Indian in a major way, through its history of craftsmanship — most of the techniques I work with today I learned how to do in India and continue to do so, to be able to get my results in studios over there. My love of colour, detailing, gold … all these things are also very present in Indian aesthetics. Middle East I wouldn’t say influenced much, as I did not spend my formative years really in the region nor did I undergo any sort of training or courses in design in the region either. That being said, due to having Middle Eastern clients, I had to dabble with shapes and constraints I hadn’t worked with prior. I did some Abayas for example, a silhouette I knew nothing about — so in that sense it has been very interesting! The European influence probably comes through the silhouettes; they are all fairly minimal and linear, no-fuss pattern making is almost the mantra when it comes to how we construct garments.

artist 2 Abstractionism is a hallmark of Helena Bajaj Larsen's textile designs.

Who is your market? What is your price range?

The price range really differs but usually begins at 2/300 euros and goes up to 2/3000 euros. The market is quite diverse! In this last month, there have been orders from Hyderabad (India), NYC, the UK, Oklahoma, Greenland, Paris, Indonesia … So it really differs and the best part is I always get to meet interesting new people as well and often clients become long lasting connections, bordering more on friends than work relationships.

Do you find the physical or the conceptual side of your work more demanding?

The physical is definitely more demanding as I start with fabrics that are entirely white and have to fill them bit by bit and all by hand. It is very demanding in terms of hand labour itself. Conceptualising has never been that complicated for me personally as usually the colours guide themselves a little bit, so if I start with something, I progressively feel what might look good next to it, over it and above it. Composition happens as I go along; it is not meticulously pre-planned.

You have won awards, exhibited internationally and are a label to be reckoned with. What would you like your legacy to be? 
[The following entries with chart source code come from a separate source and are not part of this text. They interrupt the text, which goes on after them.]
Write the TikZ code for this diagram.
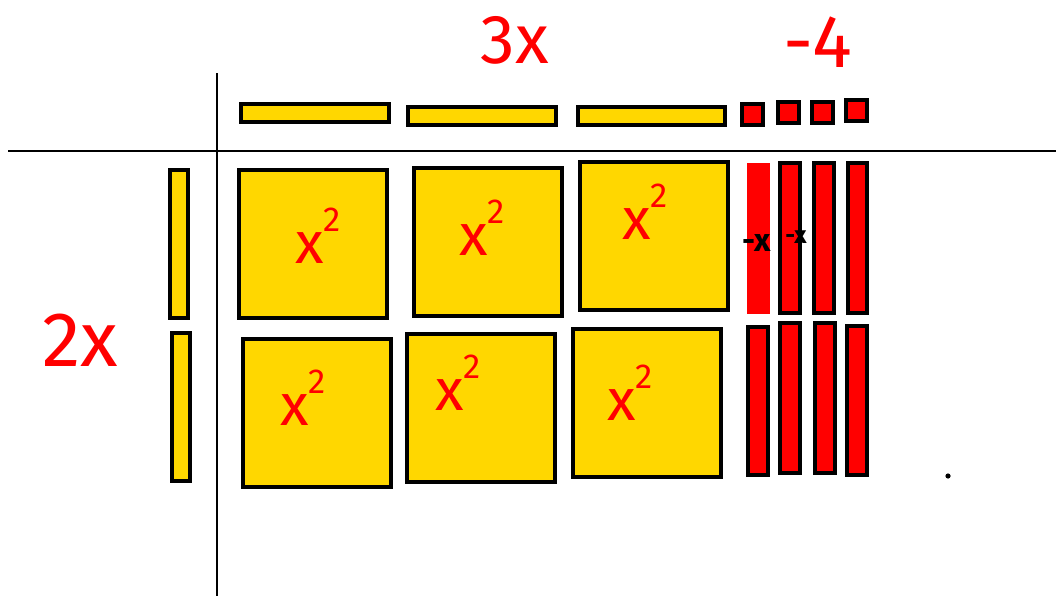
\documentclass[tikz,border=0pt]{standalone}
\usepackage{fontspec}
\setmainfont{Fira Sans}
\definecolor{tileY}{HTML}{FFD700}
\definecolor{tileR}{HTML}{FF0000}
\newcommand\xsq{x\raisebox{0.55em}{\fontsize{26}{26}\selectfont 2}}
\begin{document}
\begin{tikzpicture}[x=0.75pt,y=-0.75pt,
  ytile/.style={fill=tileY,draw=black,line width=2.6pt},
  rtile/.style={fill=tileR,draw=black,line width=2.6pt},
  axisline/.style={draw=black,line width=1.9pt},
  lab/.style={text=tileR,inner sep=0pt},
  sqlab/.style={lab,font=\fontsize{44}{44}\selectfont},
  biglab/.style={lab,font=\fontsize{52}{52}\selectfont},
  neglab/.style={text=black,inner sep=0pt,font=\bfseries\fontsize{24}{24}\selectfont}]
\useasboundingbox (0,0) rectangle (1056,596);
\fill[white] (0,0) rectangle (1056,596);
% axes
\coordinate (vtop) at (217,73);
\coordinate (vbot) at (217,596);
\coordinate (hl) at (8,151);
\coordinate (hr) at (1056,151);
\draw[axisline] (vtop) -- (vbot);
\draw[axisline] (hl) -- (hr);
% top x-bars
\draw[ytile] (241,104) rectangle (389,122);
\draw[ytile] (408,107) rectangle (556,125);
\draw[ytile] (578,107) rectangle (725,125);
% top unit squares
\draw[rtile] (742,104) rectangle (763,125);
\draw[rtile] (778,102) rectangle (799,123);
\draw[rtile] (812,102) rectangle (833,123);
\draw[rtile] (846,100) rectangle (867,121);
% left x-bars
\draw[ytile] (170,170) rectangle (188,318);
\draw[ytile] (172,333) rectangle (190,481);
% x^2 squares
\draw[ytile] (239,170) rectangle (387,318);
\draw[ytile] (414,168) rectangle (562,316);
\draw[ytile] (580,162) rectangle (728,310);
\draw[ytile] (243,339) rectangle (391,487);
\draw[ytile] (407,334) rectangle (555,482);
\draw[ytile] (573,329) rectangle (721,477);
% -x bars
\fill[tileR] (747,163) rectangle (770,314);
\draw[rtile] (780,163) rectangle (800,313);
\draw[rtile] (814,163) rectangle (834,313);
\draw[rtile] (848,163) rectangle (867,313);
\draw[rtile] (748,327) rectangle (768,475);
\draw[rtile] (780,323) rectangle (800,473);
\draw[rtile] (815,323) rectangle (835,473);
\draw[rtile] (847,326) rectangle (867,475);
% labels
\node[biglab] (l3x) at (515,40) {3x};
\node[biglab,font=\fontsize{56}{56}\selectfont] (lm4) at (818,42) {-4};
\node[biglab,font=\fontsize{58}{58}\selectfont] (l2x) at (80,340) {2x};
\node[sqlab] (s1) at (318,236) {\xsq};
\node[sqlab] (s2) at (482,228) {\xsq};
\node[sqlab] (s3) at (645,212) {\xsq};
\node[sqlab] (s4) at (303,398) {\xsq};
\node[sqlab] (s5) at (458,383) {\xsq};
\node[sqlab] (s6) at (630,393) {\xsq};
\node[neglab] (nx1) at (757,243) {-x};
\node[neglab,font=\bfseries\fontsize{18}{18}\selectfont] (nx2) at (796,237) {-x};
\fill (948,476) circle (2.6);
\end{tikzpicture}
\end{document}
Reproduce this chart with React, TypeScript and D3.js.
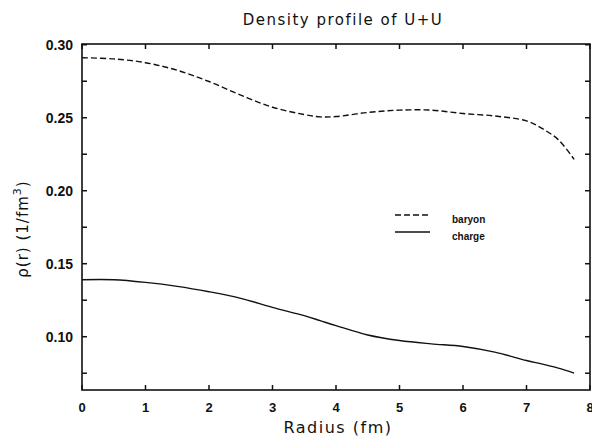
import React, { useRef, useEffect } from 'react';
import * as d3 from 'd3';

// radius (fm) and densities (1/fm^3)
const radius = [0, 0.5, 1, 1.5, 2, 2.5, 3, 3.5, 3.75, 4, 4.5, 5, 5.5, 6, 6.5, 7, 7.25, 7.5, 7.75];
const baryon = [0.2911, 0.2903, 0.2877, 0.2825, 0.2748, 0.2655, 0.2572, 0.2522, 0.2506, 0.2508, 0.2536, 0.2552, 0.2552, 0.2529, 0.2512, 0.2478, 0.2425, 0.2350, 0.2215];
const charge = [0.139, 0.139, 0.1372, 0.1345, 0.1308, 0.1263, 0.1201, 0.1144, 0.111, 0.1076, 0.1012, 0.0974, 0.0951, 0.0933, 0.0894, 0.0837, 0.0812, 0.0785, 0.0751];

const xTicks = [0, 1, 2, 3, 4, 5, 6, 7, 8];
const yTicks = [0.10, 0.15, 0.20, 0.25, 0.30];
const yMinor = [0.075, 0.125, 0.175, 0.225, 0.275];

const legendItems = [
  { label: 'baryon', dash: '6,3' },
  { label: 'charge', dash: null }
];

const W = 592;
const H = 437;

const DensityChart = () => {
  const svgRef = useRef(null);

  useEffect(() => {
    const svg = d3.select(svgRef.current);
    svg.selectAll('*').remove();

    const margin = { top: 44, right: 2, bottom: 47, left: 82 };
    const innerWidth = W - margin.left - margin.right;
    const innerHeight = H - margin.top - margin.bottom;

    const x = d3.scaleLinear().domain([0, 8]).range([0, innerWidth]);
    const y = d3.scaleLinear().domain([0.0635, 0.3005]).range([innerHeight, 0]);

    const g = svg.append('g')
      .attr('transform', `translate(${margin.left},${margin.top})`);

    // frame
    g.append('rect')
      .attr('width', innerWidth)
      .attr('height', innerHeight)
      .attr('fill', 'none')
      .attr('stroke', '#111')
      .attr('stroke-width', 1.6);

    const tick = 5;
    // x ticks, bottom and top, pointing inward
    xTicks.forEach(t => {
      g.append('line').attr('x1', x(t)).attr('x2', x(t))
        .attr('y1', innerHeight).attr('y2', innerHeight - tick)
        .attr('stroke', '#111').attr('stroke-width', 1.5);
      g.append('line').attr('x1', x(t)).attr('x2', x(t))
        .attr('y1', 0).attr('y2', tick)
        .attr('stroke', '#111').attr('stroke-width', 1.5);
      g.append('text')
        .attr('x', x(t))
        .attr('y', innerHeight + 22)
        .attr('text-anchor', 'middle')
        .attr('font-family', 'Liberation Sans, Arial, sans-serif')
        .attr('font-weight', 'bold')
        .attr('font-size', 13)
        .attr('fill', '#111')
        .text(t);
    });

    // y ticks, left and right
    yTicks.concat(yMinor).forEach(t => {
      g.append('line').attr('x1', 0).attr('x2', tick)
        .attr('y1', y(t)).attr('y2', y(t))
        .attr('stroke', '#111').attr('stroke-width', 1.5);
      g.append('line').attr('x1', innerWidth).attr('x2', innerWidth - tick)
        .attr('y1', y(t)).attr('y2', y(t))
        .attr('stroke', '#111').attr('stroke-width', 1.5);
    });

    yTicks.forEach(t => {
      g.append('text')
        .attr('x', -9)
        .attr('y', y(t) + 5)
        .attr('text-anchor', 'end')
        .attr('font-family', 'Liberation Sans, Arial, sans-serif')
        .attr('font-weight', 'bold')
        .attr('font-size', 14)
        .attr('fill', '#111')
        .text(d3.format('.2f')(t));
    });

    const line = d3.line()
      .x((d, i) => x(radius[i]))
      .y(d => y(d))
      .curve(d3.curveCatmullRom);

    g.append('path')
      .datum(baryon)
      .attr('fill', 'none')
      .attr('stroke', '#111')
      .attr('stroke-width', 1.4)
      .attr('stroke-dasharray', '6,3')
      .attr('d', line);

    g.append('path')
      .datum(charge)
      .attr('fill', 'none')
      .attr('stroke', '#111')
      .attr('stroke-width', 1.4)
      .attr('d', line);

    // legend
    const legend = g.selectAll('.legend-item')
      .data(legendItems)
      .enter()
      .append('g')
      .attr('class', 'legend-item')
      .attr('transform', (d, i) => `translate(${395 - margin.left}, ${215 - margin.top + i * 17})`);

    legend.append('line')
      .attr('x1', 0).attr('x2', 35)
      .attr('y1', 0).attr('y2', 0)
      .attr('stroke', '#111')
      .attr('stroke-width', 1.4)
      .attr('stroke-dasharray', d => d.dash);

    legend.append('text')
      .attr('x', 57)
      .attr('y', 8)
      .attr('font-family', 'Liberation Sans, Arial, sans-serif')
      .attr('font-weight', 'bold')
      .attr('font-size', 10)
      .attr('fill', '#111')
      .text(d => d.label);

    // title
    svg.append('text')
      .attr('x', 343)
      .attr('y', 25)
      .attr('text-anchor', 'middle')
      .attr('font-family', 'DejaVu Sans, sans-serif')
      .attr('font-size', 15)
      .attr('letter-spacing', 1.5)
      .attr('fill', '#111')
      .text('Density profile of U+U');

    // x label
    svg.append('text')
      .attr('x', 338)
      .attr('y', 433)
      .attr('text-anchor', 'middle')
      .attr('font-family', 'DejaVu Sans, sans-serif')
      .attr('font-size', 16)
      .attr('letter-spacing', 1.5)
      .attr('fill', '#111')
      .text('Radius (fm)');

    // y label
    const yl = svg.append('text')
      .attr('transform', 'translate(28,229) rotate(-90)')
      .attr('text-anchor', 'middle')
      .attr('font-family', 'DejaVu Sans, sans-serif')
      .attr('font-size', 15)
      .attr('letter-spacing', 1)
      .attr('fill', '#111');
    yl.append('tspan').text('ρ(r)  (1/fm');
    yl.append('tspan').attr('font-size', 11).attr('dy', -7).text('3');
    yl.append('tspan').attr('dy', 7).text(')');
  }, []);

  return <svg ref={svgRef} width={W} height={H} style={{ display: 'block', background: '#fff' }} />;
};

export default function App() {
  return (
    <div style={{ position: 'absolute', left: 0, top: 0 }}>
      <DensityChart />
    </div>
  );
}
I would hope that as the brand expands I am able to reach a larger and more diverse audience. Nothing would make me happier than to imagine the HBL client community as a consortium of different cultures, walks of life, personas. It would re-enforce the global aspect I try to infuse into the work and that is also so characteristic of my life and upbringing itself.  I also hope one day that I will be in a position where more of the work and proceeds can be devoted towards giving back in some shape or form to artisan communities and educational initiatives for young girls across India.  We are already working with great suppliers that support this ethos and mentality. So I can only hope to do more and more of this!